I reviewed another of Stuart M. Kaminsky’s Toby Peters novels the other day. Toby, a low-rent Los Angeles PI in the 1930s and ’40s, tends to be hired – under seriocomic circumstances – by various movie stars and celebrities to clear their names.

Down For the Count begins with Toby looking down at a murdered man on the beach – and up at Joe Louis, heavyweight champion of the world. Louis explains that he saw the man being beaten and ran up to help, but the killers got away before he got there. Toby, who is a fight fan and respects Louis, believes him. He advises the champ to run off before the police get there, and then undertakes to find the real murderer for him, so he won’t be implicated in a scandal.
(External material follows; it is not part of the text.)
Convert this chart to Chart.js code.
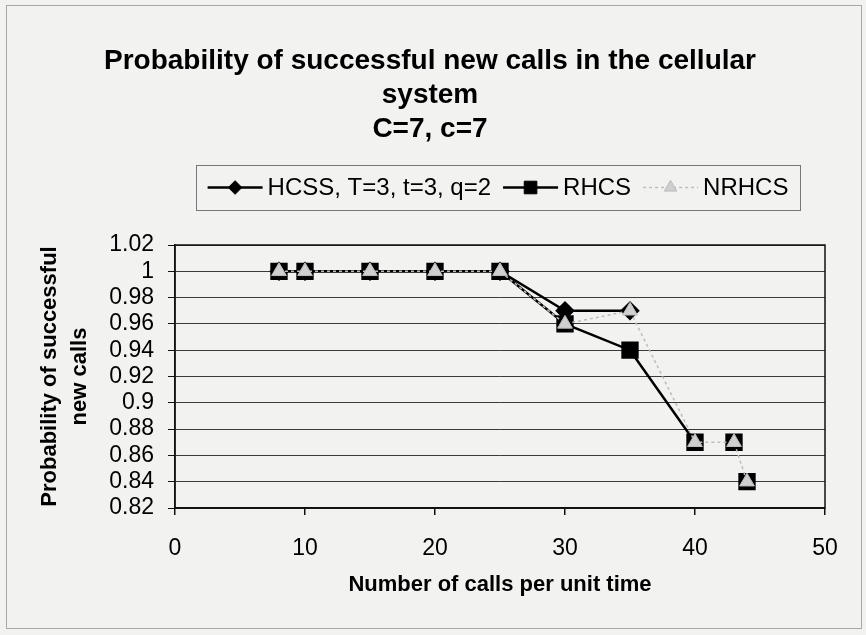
<!DOCTYPE html>
<html>
<head>
<meta charset="utf-8">
<script src="https://cdn.jsdelivr.net/npm/chart.js@4.4.1/dist/chart.umd.min.js"></script>
<style>
  html, body { margin: 0; padding: 0; background: #f2f2f0; }
  canvas { display: block; }
</style>
</head>
<body>
<canvas id="chart" width="866" height="635"></canvas>
<script>
// Offered load (new calls per unit time) and success probability per scheme
const callRates   = [8, 10, 15, 20, 25, 30, 35, 40, 43, 44];
const hcssValues  = [1, 1, 1, 1, 1, 0.97, 0.97, null, null, null];
const rhcsValues  = [1, 1, 1, 1, 1, 0.96, 0.94, 0.87, 0.87, 0.84];
const nrhcsValues = [1, 1, 1, 1, 1, 0.96, 0.97, 0.87, 0.87, 0.84];
// RHCS line segments are only joined up to this load
const rhcsJoinedUpTo = 40;

const seriesNames = ['HCSS, T=3, t=3, q=2', 'RHCS', 'NRHCS'];
const xTicks = [0, 10, 20, 30, 40, 50];
const yTicks = [0.82, 0.84, 0.86, 0.88, 0.9, 0.92, 0.94, 0.96, 0.98, 1, 1.02];

const FONT = '"Liberation Sans", Arial, sans-serif';

const toPoints = vals => callRates.map((x, i) => ({ x: x, y: vals[i] }));

// Page background, outer frame and plot-area frame
const framePlugin = {
  id: 'frame',
  beforeDraw(chart) {
    const ctx = chart.ctx;
    ctx.save();
    ctx.fillStyle = '#f2f2f0';
    ctx.fillRect(0, 0, chart.width, chart.height);
    ctx.strokeStyle = '#a8a8a8';
    ctx.lineWidth = 1;
    ctx.strokeRect(6.5, 5.5, 855, 623);
    ctx.restore();
  },
  beforeDatasetsDraw(chart) {
    const { ctx, chartArea: a } = chart;
    ctx.save();
    ctx.strokeStyle = '#111';
    ctx.lineWidth = 1.5;
    ctx.strokeRect(a.left, a.top, a.right - a.left, a.bottom - a.top);
    ctx.restore();
  }
};

// Boxed legend with line + marker samples
const boxLegendPlugin = {
  id: 'boxLegend',
  afterDraw(chart, args, opts) {
    const ctx = chart.ctx;
    const sets = opts.order.map(i => chart.data.datasets[i]);
    ctx.save();
    ctx.font = opts.fontSize + 'px ' + FONT;
    const sampleW = opts.sampleWidth, gap = opts.textGap, itemGap = opts.itemGap;
    const widths = sets.map(ds => sampleW + gap + ctx.measureText(ds.label).width);
    const total = widths.reduce((s, w) => s + w, 0) + itemGap * (sets.length - 1);
    const boxL = opts.left, boxR = opts.right, boxT = opts.top, boxB = opts.bottom;
    ctx.strokeStyle = '#777';
    ctx.lineWidth = 1;
    ctx.strokeRect(boxL + 0.5, boxT + 0.5, boxR - boxL, boxB - boxT);
    const cy = (boxT + boxB) / 2;
    let x = (boxL + boxR) / 2 - total / 2;
    sets.forEach((ds, i) => {
      ctx.save();
      ctx.strokeStyle = ds.borderColor;
      ctx.lineWidth = ds.borderWidth;
      ctx.setLineDash(ds.borderDash || []);
      ctx.beginPath();
      ctx.moveTo(x, cy);
      ctx.lineTo(x + sampleW, cy);
      ctx.stroke();
      ctx.restore();
      ctx.save();
      ctx.fillStyle = ds.pointBackgroundColor;
      ctx.strokeStyle = ds.pointBorderColor;
      ctx.lineWidth = 1;
      Chart.helpers.drawPoint(ctx, {
        pointStyle: ds.pointStyle, radius: ds.pointRadius * 0.85, rotation: 0, borderWidth: 1
      }, x + sampleW / 2, cy);
      ctx.restore();
      ctx.fillStyle = '#000';
      ctx.textBaseline = 'middle';
      ctx.textAlign = 'left';
      ctx.fillText(ds.label, x + sampleW + gap, cy + 1);
      x += widths[i] + itemGap;
    });
    ctx.restore();
  }
};

new Chart(document.getElementById('chart'), {
  type: 'line',
  data: {
    datasets: [
      {
        label: seriesNames[0],
        data: toPoints(hcssValues),
        borderColor: '#000',
        borderWidth: 2.5,
        pointStyle: 'rectRot',
        pointRadius: 8,
        pointBackgroundColor: '#000',
        pointBorderColor: '#000',
        order: 3
      },
      {
        label: seriesNames[1],
        data: toPoints(rhcsValues),
        borderColor: '#000',
        borderWidth: 2.5,
        pointStyle: 'rect',
        pointRadius: 10.5,
        pointBackgroundColor: '#000',
        pointBorderColor: '#000',
        segment: {
          borderColor: c => c.p0.parsed.x >= rhcsJoinedUpTo ? 'rgba(0,0,0,0)' : '#000'
        },
        order: 2
      },
      {
        label: seriesNames[2],
        data: toPoints(nrhcsValues),
        borderColor: '#bdbdbd',
        borderWidth: 1.5,
        borderDash: [3, 3],
        pointStyle: 'triangle',
        pointRadius: 8.5,
        pointBackgroundColor: '#cfcfcf',
        pointBorderColor: '#bcbcbc',
        pointBorderWidth: 1,
        order: 1
      }
    ]
  },
  options: {
    responsive: false,
    animation: false,
    layout: { padding: { left: 35, right: 41, top: 0, bottom: 37 } },
    elements: { line: { tension: 0, fill: false } },
    plugins: {
      legend: { display: false },
      tooltip: { enabled: false },
      title: {
        display: true,
        text: ['Probability of successful new calls in the cellular', 'system', 'C=7, c=7'],
        color: '#000',
        font: { family: FONT, size: 28, weight: 'bold', lineHeight: '34px' },
        padding: { top: 44, bottom: 99 }
      },
      boxLegend: {
        order: [0, 1, 2],
        left: 196, right: 800, top: 165, bottom: 210,
        fontSize: 24, sampleWidth: 55, textGap: 5, itemGap: 12
      }
    },
    scales: {
      x: {
        type: 'linear',
        min: 0, max: 50,
        afterFit: s => { s.height = 90; },
        afterBuildTicks: s => { s.ticks = xTicks.map(v => ({ value: v })); },
        grid: { drawOnChartArea: false, color: '#111', tickLength: 7, lineWidth: 1.5 },
        border: { color: '#111', width: 1.5 },
        ticks: { color: '#000', font: { family: FONT, size: 23 }, padding: 20, maxRotation: 0, autoSkip: false },
        title: {
          display: true,
          text: 'Number of calls per unit time',
          color: '#000',
          font: { family: FONT, size: 22, weight: 'bold' },
          padding: { top: 0, bottom: 0 }
        }
      },
      y: {
        min: 0.82, max: 1.02,
        afterFit: s => { s.width = 140; },
        afterBuildTicks: s => { s.ticks = yTicks.map(v => ({ value: v })); },
        grid: { color: '#3a3a3a', lineWidth: 1, tickLength: 7, tickColor: '#111' },
        border: { color: '#111', width: 1.5 },
        ticks: {
          color: '#000',
          font: { family: FONT, size: 23 },
          padding: 14,
          autoSkip: false,
          callback: v => String(+Number(v).toFixed(2))
        },
        title: {
          display: true,
          text: ['Probability of successful', 'new calls'],
          color: '#000',
          font: { family: FONT, size: 22, weight: 'bold', lineHeight: '30px' },
          padding: { top: 0, bottom: 4 }
        }
      }
    }
  },
  plugins: [framePlugin, boxLegendPlugin]
});
</script>
</body>
</html>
Toby knows who the dead man is, because his widow (who happens to be Toby’s ex-wife) just hired him to locate the man. Investigation reveals that he had gotten involved in investing in boxers and arranging “cards.” Losses in such enterprises had gotten him involved with some of the nastiest characters in the LA underworld. There is no lack of suspects – or of tough guys (including cops) eager to rearrange Toby’s face, at best.

The Toby Peters books are always amusing. I enjoy the characters and the period flavor of Down For the Count. This one has a darker ending than most in the series. Recommended.